Ever since I was a little girl, I could remember singing myself to sleep and having an “active” imagination, and vivid dreams. Not much has changed.
I would lay in my mother’s queen sized bed, drift off to sleep so I could dream and see my ideas come to life within my head. Most of the time, I would feel my hands get heavy, images would start to form inside my head and I would see for a few moments a glimpse, like a white room (think Matrix style when Neo is in a white room with no other distractions or sounds) free of background, noise or other people. I saw myself as different versions of the Jen I thought I would grow to become. I imagined myself as the president of the United States, a farmer, a veterinarian and even Marilyn Monroe! Now, in my late 20’s, I find myself supremely happy with the continuation of my imagination and the use of it to solve problems. It has made me bold, yet sometimes naive. Strong, yet sometimes vulnerable. With the use of the mind, we can accomplish our desires. My choices in life have led me to this path of intersecting limbs that continually grow, like a web, larger, and larger. Within this web, it sometimes gets destroyed, like the web I accidentally walked through today while setting up my photography equipment for an outdoor wedding photo shoot. As I saw the corner of the web become attached to my light stand a calm presence took over my normal knee-jerk reaction to jump aside for a creature that normally scares me. The spider (which was HUGE by the way) wanted nothing to do with me, however. It was still and stationed in the center and made a little movement to recover its home, the web. I quickly sidestepped and tried to leave the rest of the web intact but that imagery stuck with me until finally sitting down to write this post.
The desire to create.
I believe we have the desire the create because nothing is permanent. Everything has a life cycle, some longer than others. As beings that remember the past, we want others to remember the past as well. To validate that the moment, the event, the emotion actually occurred. Each time I create something, it is a way to hold that moment in time and share it with others. It works, for a certain amount of time. Depending on the object and the audience, the creation works. To me, the desire to create comes from the constant urge to connect and communicate with people beyond the use of words. This is why I also teach yoga. I wish to connect with others and remind them of our special bond from one human to another.

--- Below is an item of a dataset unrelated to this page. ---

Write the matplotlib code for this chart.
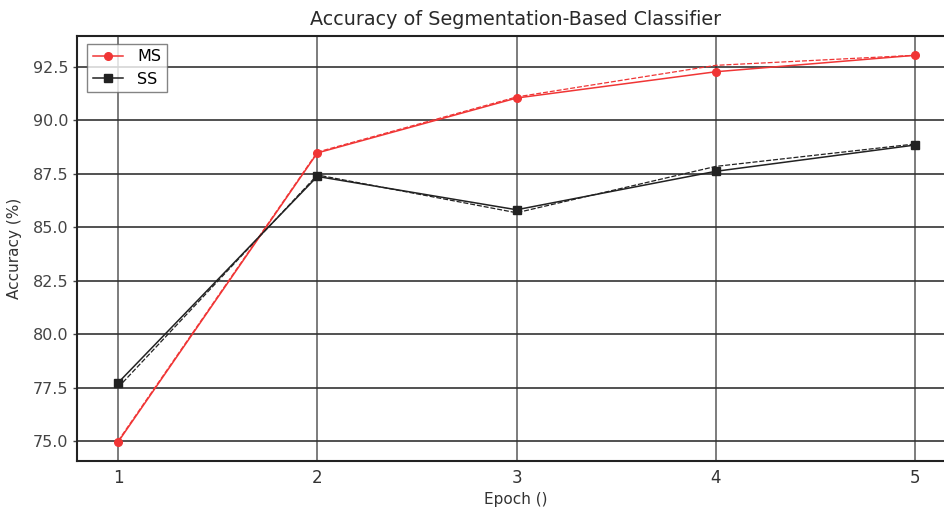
import matplotlib
matplotlib.use("Agg")
import matplotlib.pyplot as plt

# data
epochs = [1, 2, 3, 4, 5]
ms_acc = [74.95, 88.48, 91.05, 92.28, 93.05]
ms_acc_alt = [75.0, 88.52, 91.1, 92.58, 93.05]
ss_acc = [77.72, 87.38, 85.82, 87.62, 88.85]
ss_acc_alt = [77.5, 87.45, 85.68, 87.85, 88.9]
y_ticks = [75.0, 77.5, 80.0, 82.5, 85.0, 87.5, 90.0, 92.5]

RED = "#f03535"
DARK = "#222222"

fig = plt.figure(figsize=(9.44, 5.08), dpi=100)
ax = fig.add_axes([0.0816, 0.0925, 0.93, 0.8365])

# thin dashed companion traces
ax.plot(epochs, ms_acc_alt, color=RED, lw=0.9, ls=(0, (4, 1.5)), zorder=3)
ax.plot(epochs, ss_acc_alt, color=DARK, lw=0.9, ls=(0, (4, 1.5)), zorder=3)

ax.plot(epochs, ms_acc, color=RED, lw=1.1, marker="o", ms=5.5, label="MS", zorder=4)
ax.plot(epochs, ss_acc, color=DARK, lw=1.1, marker="s", ms=5.5, label="SS", zorder=4)

ax.set_xlim(0.794, 5.2)
ax.set_ylim(74.06, 93.95)
ax.set_xticks(epochs)
ax.set_yticks(y_ticks)
ax.set_yticklabels([f"{v:.1f}" for v in y_ticks])

ax.grid(True, axis="y", color="#333333", lw=1.2)
ax.grid(True, axis="x", color="#666666", lw=1.2)
ax.set_axisbelow(True)

for side in ["left", "bottom", "top"]:
    ax.spines[side].set_color("#222222")
    ax.spines[side].set_linewidth(1.5)
ax.spines["right"].set_visible(False)

ax.tick_params(axis="y", colors="#444444", labelsize=11.5, length=3, width=1.0, pad=3)
ax.tick_params(axis="x", colors="#444444", labelsize=12, labelcolor="#333333",
               length=0, pad=6)

ax.set_xlabel("Epoch ()", fontsize=11, color="#333333", labelpad=3)
ax.set_ylabel("Accuracy (%)", fontsize=11, color="#333333", labelpad=8)
ax.set_title("Accuracy of Segmentation-Based Classifier", fontsize=13.8,
             color="#2a2a2a", pad=8)

leg = ax.legend(loc="upper left", bbox_to_anchor=(0.006, 0.993), fontsize=11.5,
                frameon=True, fancybox=False, borderpad=0.35, handlelength=1.9,
                handletextpad=0.9, labelspacing=0.45, borderaxespad=0.3)
leg.get_frame().set_edgecolor("#666666")
leg.get_frame().set_linewidth(1.0)

fig.savefig("out.png", dpi=100)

We are constantly having our webs destroyed. It’s a wonderful thing to remember. When we have the destruction of something, it allows for the creation of something new. Speaking of destruction. I’d also like to include the image of the spider that appeared leading me to accidentally jump the curb while driving my minivan at the time and having (almost) all the paint from a sign restoration job spill out into the back of my van.
I used to be so afraid of spiders (except for daddy long legs). They moved differently with their multiple legs and quick decisive movements. Now, I see a portion of myself more like a spider. I make my web, set up my home, and prepare for the best; but when my home gets knocked down or my prey escapes, I adapt and change. This flexibility is needed constantly in a creative field. Especially on wedding day photo shoots where anything is possible. We must adapt, change and rebuild our web to capture the best meal, the best iteration of the moment.
Over the next few days I will be processing the images and look forward to posting about my upcoming works in this new blog.